BEIRUT: A temporary humanitarian ceasefire is in place to allow women, children and the elderly to evacuate the Daesh-held area of Al-Hajjar Al-Aswad in south Damascus, Syrian state media said on Monday citing a military source.
The Syrian army and its allies have been battling for weeks to recapture the tiny Daesh enclave, the last area outside government control in or around the capital.
On Sunday, state media denied a war monitor’s report that fighters had begun withdrawing from the area toward Daesh territory in eastern Syria under a surrender deal.
The temporary ceasefire came into effect on Sunday night and will end at 12pm and the army offensive will start again immediately, state media cited the military source as saying.
The war monitor, the Britain-based Syrian Observatory for Human Rights, reported early on Monday that buses had already started leaving south Damascus for the Daesh areas in eastern Syria.
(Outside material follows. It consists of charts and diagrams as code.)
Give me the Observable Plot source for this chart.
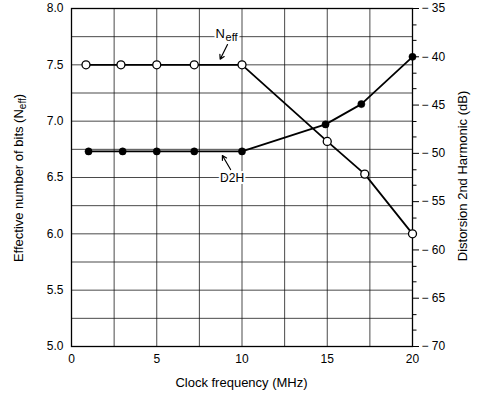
<!DOCTYPE html>
<html>
<head>
<meta charset="utf-8">
<script src="https://cdn.jsdelivr.net/npm/d3@7"></script>
<script src="https://cdn.jsdelivr.net/npm/@observablehq/plot@0.6"></script>
<style>
  html, body { margin: 0; padding: 0; background: white; }
</style>
</head>
<body>
<div id="chart"></div>
<script>
// ---- data ----
const neffFreq = [0.85, 2.9, 5, 7.2, 10, 15, 17.2, 20];
const neffBits = [7.5, 7.5, 7.5, 7.5, 7.5, 6.82, 6.53, 6.0];
const d2hFreq  = [1, 3, 5, 7.2, 10, 14.9, 17, 20];
const d2hDb    = [-49.8, -49.8, -49.8, -49.8, -49.8, -47.0, -44.9, -40.0];

const xTicks  = [0, 5, 10, 15, 20];
const yTicks  = [5, 5.5, 6, 6.5, 7, 7.5, 8];
const xGrid   = [2.5, 5, 7.5, 10, 12.5, 15, 17.5];
const yGrid   = [5.25, 5.5, 5.75, 6, 6.25, 6.5, 6.75, 7, 7.25, 7.5, 7.75];
const dbTicks = [-35, -40, -45, -50, -55, -60, -65, -70];
const dbMinor = [-36.7, -38.3, -41.7, -43.3, -46.7, -48.3, -51.7, -53.3, -56.7, -58.3, -61.7, -63.3, -66.7, -68.3];
const xDomain = [0, 20];
const yDomain = [5, 8];
const dbDomain = [-70, -35];

// annotation anchors (data units)
const neffLabel = [{x: 8.45, y: 7.778}];
const neffArrow = [{x1: 9.15, y1: 7.68, x2: 8.72, y2: 7.55}];
const d2hLabel  = [{x: 9.42, y: 6.49}];
const d2hArrow  = [{x1: 9.33, y1: 6.571, x2: 8.85, y2: 6.695}];

// map dB onto the bits axis
const toBits = db => yDomain[0] + (db - dbDomain[0]) * (yDomain[1] - yDomain[0]) / (dbDomain[1] - dbDomain[0]);
const toDb = b => dbDomain[0] + (b - yDomain[0]) * (dbDomain[1] - dbDomain[0]) / (yDomain[1] - yDomain[0]);

const neff = neffFreq.map((f, i) => ({f, v: neffBits[i]}));
const d2h  = d2hFreq.map((f, i) => ({f, v: toBits(d2hDb[i])}));

const font = "'Liberation Sans', Arial, Helvetica, sans-serif";
const gridStyle = {stroke: "#111", strokeOpacity: 0.85, strokeWidth: 0.9};
const halo = {stroke: "white", strokeWidth: 4, paintOrder: "stroke", fill: "black"};

const chart = Plot.plot({
  width: 479,
  height: 395,
  marginLeft: 71,
  marginRight: 67,
  marginTop: 8,
  marginBottom: 49,
  style: {fontFamily: font, fontSize: "12px", color: "black", background: "white", overflow: "visible"},
  x: {domain: xDomain},
  y: {domain: yDomain},
  marks: [
    Plot.gridX(xGrid, gridStyle),
    Plot.gridY(yGrid, gridStyle),
    Plot.frame({stroke: "black", strokeWidth: 1.3}),
    Plot.axisX(xTicks, {tickSize: 0, tickPadding: 8, label: null, fontSize: 12}),
    Plot.axisY(yTicks, {tickSize: 0, tickPadding: 8, label: null, fontSize: 12, tickFormat: d3.format(".1f")}),
    Plot.axisY(dbTicks.map(toBits), {anchor: "right", tickSize: 6, tickPadding: 3, label: null, fontSize: 12,
      tickFormat: b => "\u2212 " + Math.abs(Math.round(toDb(b)))}),
    Plot.axisY(dbMinor.map(toBits), {anchor: "right", tickSize: 3.5, tickPadding: 0, label: null, tickFormat: () => ""}),
    Plot.line(neff, {x: "f", y: "v", stroke: "black", strokeWidth: 1.8}),
    Plot.line(d2h, {x: "f", y: "v", stroke: "black", strokeWidth: 1.8}),
    Plot.dot(d2h, {x: "f", y: "v", r: 3.6, fill: "black", stroke: "black", strokeWidth: 0.5}),
    Plot.dot(neff, {x: "f", y: "v", r: 4, fill: "white", stroke: "black", strokeWidth: 1.3}),
    // annotations
    Plot.text(neffLabel, {x: "x", y: "y", text: () => "N", textAnchor: "start", fontSize: 13, ...halo}),
    Plot.text(neffLabel, {x: "x", y: "y", text: () => "eff", textAnchor: "start", fontSize: 11, dx: 10, dy: 4, ...halo}),
    Plot.arrow(neffArrow, {x1: "x1", y1: "y1", x2: "x2", y2: "y2", stroke: "black", strokeWidth: 1.2, headLength: 6}),
    Plot.text(d2hLabel, {x: "x", y: "y", text: () => "D2H", textAnchor: "middle", fontSize: 12, ...halo}),
    Plot.arrow(d2hArrow, {x1: "x1", y1: "y1", x2: "x2", y2: "y2", stroke: "black", strokeWidth: 1.2, headLength: 6})
  ]
});

document.getElementById("chart").appendChild(chart);

// axis titles
const svg = d3.select(chart);
const xs = chart.scale("x").range;
const ys = chart.scale("y").range;
const cx = (xs[0] + xs[1]) / 2;
const cy = (ys[0] + ys[1]) / 2;

svg.append("text")
  .attr("x", cx).attr("y", 387)
  .attr("text-anchor", "middle")
  .attr("font-family", font).attr("font-size", 13).attr("fill", "black")
  .text("Clock frequency (MHz)");

const lt = svg.append("text")
  .attr("transform", `translate(23,${cy + 1}) rotate(-90)`)
  .attr("text-anchor", "middle")
  .attr("font-family", font).attr("font-size", 13).attr("fill", "black");
lt.append("tspan").text("Effective number of bits (N");
lt.append("tspan").attr("font-size", 10).attr("dy", 3).text("eff");
lt.append("tspan").attr("dy", -3).text(")");

svg.append("text")
  .attr("transform", `translate(467,${cy - 1}) rotate(-90)`)
  .attr("text-anchor", "middle")
  .attr("font-family", font).attr("font-size", 13).attr("fill", "black")
  .text("Distorsion 2nd Harmonic (dB)");
</script>
</body>
</html>
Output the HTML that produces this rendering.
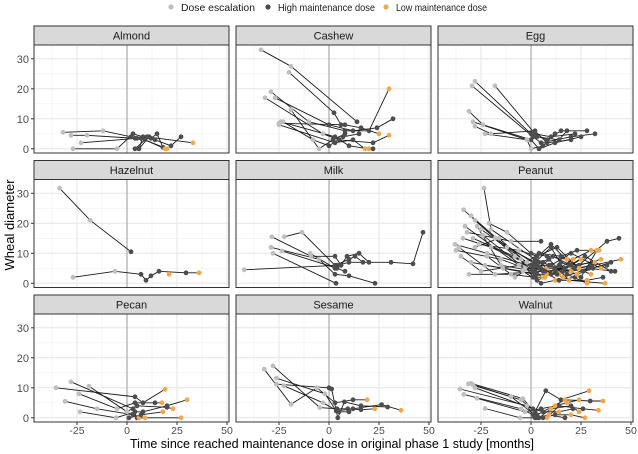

The ultra-hardline militant group now controls only the tiny pocket in south Damascus and two besieged desert areas in eastern Syria, while another insurgent group that has pledged loyalty to it holds a small enclave in the southwest.
Pro-Syrian government forces have staged an intensive operation to recover Daesh’s south Damascus pocket in Al-Hajjar Al-Aswad and the adjacent Yarmouk Palestinian refugee camp since driving rebels from eastern Ghouta in April.